De Amerikaanse Fed, de Bank of England en de Noorse en ook de Turkse centrale bank zullen de rente met aan zekerheid grenzende waarschijnlijkheid onveranderd houden. De meeste aandacht gaat uiteraard uit naar de Fed. Zolang de arbeidsmarkt niet breekt, wachten Powell en co af om het beleid te versoepelen. De nieuwe dots/vooruitzichten kunnen wat bijkomend inzicht geven over de inschatting van het toekomstig beleid. We gaan er vanuit dat die zeker niet meer dan de 50 bpn renteverlaging in de dots van maart zullen aangeven. Het risico ligt waarschijnlijk aan de andere kant van de vergelijking. Met een opwaartse inflatieverrassing in april en een inflatie nog steeds duidelijk boven 2% heeft ook de Bank of England geen reden om het pad van één renteverlaging per kwartaal te versnellen. Misschien in augustus dus, zeker niet nu. Aanhoudend degelijke activiteitsdata en een inflatie die eerder bij 3% dan bij 2% postvat, zorgen er zelfs voor dat de Norges Bank de start van haar versoepelingscyclus nog verder moet uitstellen (4.5%). De Bank of Japan zit in de opwaartse rentecyclus (0.5%) en hoewel de inflatie er zich aanzienlijk boven de doelstelling bevindt (>3%) is de onzekerheid hier een reden om even te wachten met verdere verhoging. Omwille van de recent forse druk op obligaties met lange looptijden kijkt de markt vooral uit naar een bijstelling van het aankoopprogramma van overheidsobligaties (trager terugschroeven).
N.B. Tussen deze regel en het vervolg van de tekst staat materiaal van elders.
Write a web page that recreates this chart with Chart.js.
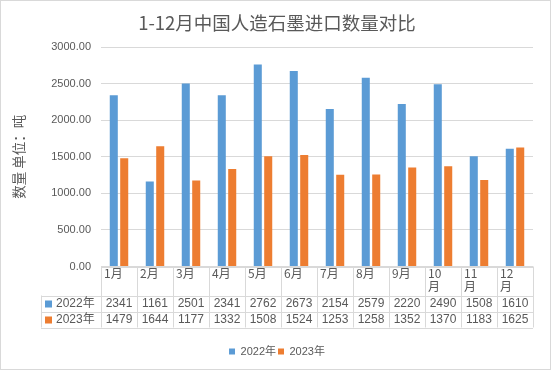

Voor de Zwitserse centrale bank is de afweging waarschijnlijkst het duidelijkst/gemakkelijkst. De inflatie is er zonder meer (te) laag, zelfs negatief (-0.1% J/J in mei). Een sterke Zwitserse frank dreigt dit proces te bestendigen. Het is dan ook logisch dat de SNB de rente opnieuw verlaagt van 0.25% tot 0%. Daarmee dient zich mogelijk wel een probleem aan bij de volgende vergadering in september. Wagen voorzitter Schlegel en co zich dan opnieuw op het moeilijke terrein van negatieve beleidsrentes? De SNB zal herhalen dat ze in de wisselmarkt kan blijven interveniëren, niet om een competitief voordeel te verwerven maar om de voorkomen dat de munt de deflatoire druk nog bestendigt.
De enige CB waar er nog een beetje twijfel kan zijn over de uitkomst van de rentebeslissing is de Zweedse Riksbank. De markt gaat er zo goed als vanuit dat ze de ECB zal volgen en de rente verlaagt van 2.25% tot 2% (85% verdisconteerd), al focuste de RB recent in haar inschatting iets minder op groei dan dat vroeger het geval was.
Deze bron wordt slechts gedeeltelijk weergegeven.